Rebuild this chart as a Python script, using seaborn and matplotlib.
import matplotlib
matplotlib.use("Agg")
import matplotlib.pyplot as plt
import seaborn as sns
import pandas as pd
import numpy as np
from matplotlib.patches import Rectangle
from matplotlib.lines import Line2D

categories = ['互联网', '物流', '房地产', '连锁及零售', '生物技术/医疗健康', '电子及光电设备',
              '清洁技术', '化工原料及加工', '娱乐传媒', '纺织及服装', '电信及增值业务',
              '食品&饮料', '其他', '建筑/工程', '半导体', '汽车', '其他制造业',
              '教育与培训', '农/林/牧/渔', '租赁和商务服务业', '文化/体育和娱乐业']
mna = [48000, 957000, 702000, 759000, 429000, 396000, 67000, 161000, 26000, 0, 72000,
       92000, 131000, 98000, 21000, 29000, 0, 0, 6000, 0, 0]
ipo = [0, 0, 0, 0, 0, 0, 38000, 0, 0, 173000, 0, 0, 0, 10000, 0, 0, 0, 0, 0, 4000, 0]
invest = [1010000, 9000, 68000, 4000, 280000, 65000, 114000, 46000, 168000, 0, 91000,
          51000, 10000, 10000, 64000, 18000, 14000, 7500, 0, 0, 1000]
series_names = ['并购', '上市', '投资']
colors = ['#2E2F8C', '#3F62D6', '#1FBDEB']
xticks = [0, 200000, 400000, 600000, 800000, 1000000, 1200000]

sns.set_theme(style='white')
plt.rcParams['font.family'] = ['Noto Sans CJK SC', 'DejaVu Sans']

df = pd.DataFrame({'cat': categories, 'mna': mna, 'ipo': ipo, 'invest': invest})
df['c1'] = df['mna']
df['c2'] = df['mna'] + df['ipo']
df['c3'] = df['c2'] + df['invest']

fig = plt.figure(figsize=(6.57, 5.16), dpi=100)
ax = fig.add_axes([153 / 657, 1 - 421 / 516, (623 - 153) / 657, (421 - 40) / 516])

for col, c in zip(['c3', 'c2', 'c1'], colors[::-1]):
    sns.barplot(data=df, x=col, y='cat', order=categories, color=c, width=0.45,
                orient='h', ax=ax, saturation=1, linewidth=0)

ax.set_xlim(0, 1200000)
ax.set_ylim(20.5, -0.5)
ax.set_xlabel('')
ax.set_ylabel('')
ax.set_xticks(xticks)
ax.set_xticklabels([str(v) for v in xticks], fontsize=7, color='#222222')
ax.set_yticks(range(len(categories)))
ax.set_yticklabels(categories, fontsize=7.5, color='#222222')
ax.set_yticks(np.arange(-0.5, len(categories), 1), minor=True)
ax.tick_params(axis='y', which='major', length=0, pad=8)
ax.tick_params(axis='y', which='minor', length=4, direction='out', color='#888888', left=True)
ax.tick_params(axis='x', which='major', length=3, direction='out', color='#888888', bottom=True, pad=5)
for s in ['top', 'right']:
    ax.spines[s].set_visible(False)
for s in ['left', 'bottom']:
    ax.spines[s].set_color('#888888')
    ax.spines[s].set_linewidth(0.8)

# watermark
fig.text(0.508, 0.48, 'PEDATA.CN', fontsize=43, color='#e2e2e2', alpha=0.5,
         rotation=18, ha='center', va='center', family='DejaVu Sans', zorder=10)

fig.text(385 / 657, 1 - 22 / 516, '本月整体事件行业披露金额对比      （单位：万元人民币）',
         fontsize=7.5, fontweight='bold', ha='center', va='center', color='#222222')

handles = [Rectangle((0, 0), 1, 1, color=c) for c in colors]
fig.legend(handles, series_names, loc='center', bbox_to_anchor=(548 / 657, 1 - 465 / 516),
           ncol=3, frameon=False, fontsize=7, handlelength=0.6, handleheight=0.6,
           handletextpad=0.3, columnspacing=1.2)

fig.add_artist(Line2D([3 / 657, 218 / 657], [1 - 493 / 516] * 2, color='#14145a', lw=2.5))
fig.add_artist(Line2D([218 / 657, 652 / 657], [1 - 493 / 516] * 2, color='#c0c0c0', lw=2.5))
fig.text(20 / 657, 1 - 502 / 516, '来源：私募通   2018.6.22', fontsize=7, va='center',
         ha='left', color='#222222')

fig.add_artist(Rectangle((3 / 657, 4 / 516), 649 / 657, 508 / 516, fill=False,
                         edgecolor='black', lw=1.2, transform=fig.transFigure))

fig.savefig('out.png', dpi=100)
::::::
# Job
Using the data above, restate word for word the lines from its opening line through the line that contains "plt.rcParams['font.family'] = ['Noto", and no more.

# Final answer
Rebuild this chart as a Python script, using seaborn and matplotlib.
import matplotlib
matplotlib.use("Agg")
import matplotlib.pyplot as plt
import seaborn as sns
import pandas as pd
import numpy as np
from matplotlib.patches import Rectangle
from matplotlib.lines import Line2D

categories = ['互联网', '物流', '房地产', '连锁及零售', '生物技术/医疗健康', '电子及光电设备',
              '清洁技术', '化工原料及加工', '娱乐传媒', '纺织及服装', '电信及增值业务',
              '食品&饮料', '其他', '建筑/工程', '半导体', '汽车', '其他制造业',
              '教育与培训', '农/林/牧/渔', '租赁和商务服务业', '文化/体育和娱乐业']
mna = [48000, 957000, 702000, 759000, 429000, 396000, 67000, 161000, 26000, 0, 72000,
       92000, 131000, 98000, 21000, 29000, 0, 0, 6000, 0, 0]
ipo = [0, 0, 0, 0, 0, 0, 38000, 0, 0, 173000, 0, 0, 0, 10000, 0, 0, 0, 0, 0, 4000, 0]
invest = [1010000, 9000, 68000, 4000, 280000, 65000, 114000, 46000, 168000, 0, 91000,
          51000, 10000, 10000, 64000, 18000, 14000, 7500, 0, 0, 1000]
series_names = ['并购', '上市', '投资']
colors = ['#2E2F8C', '#3F62D6', '#1FBDEB']
xticks = [0, 200000, 400000, 600000, 800000, 1000000, 1200000]

sns.set_theme(style='white')
plt.rcParams['font.family'] = ['Noto Sans CJK SC', 'DejaVu Sans']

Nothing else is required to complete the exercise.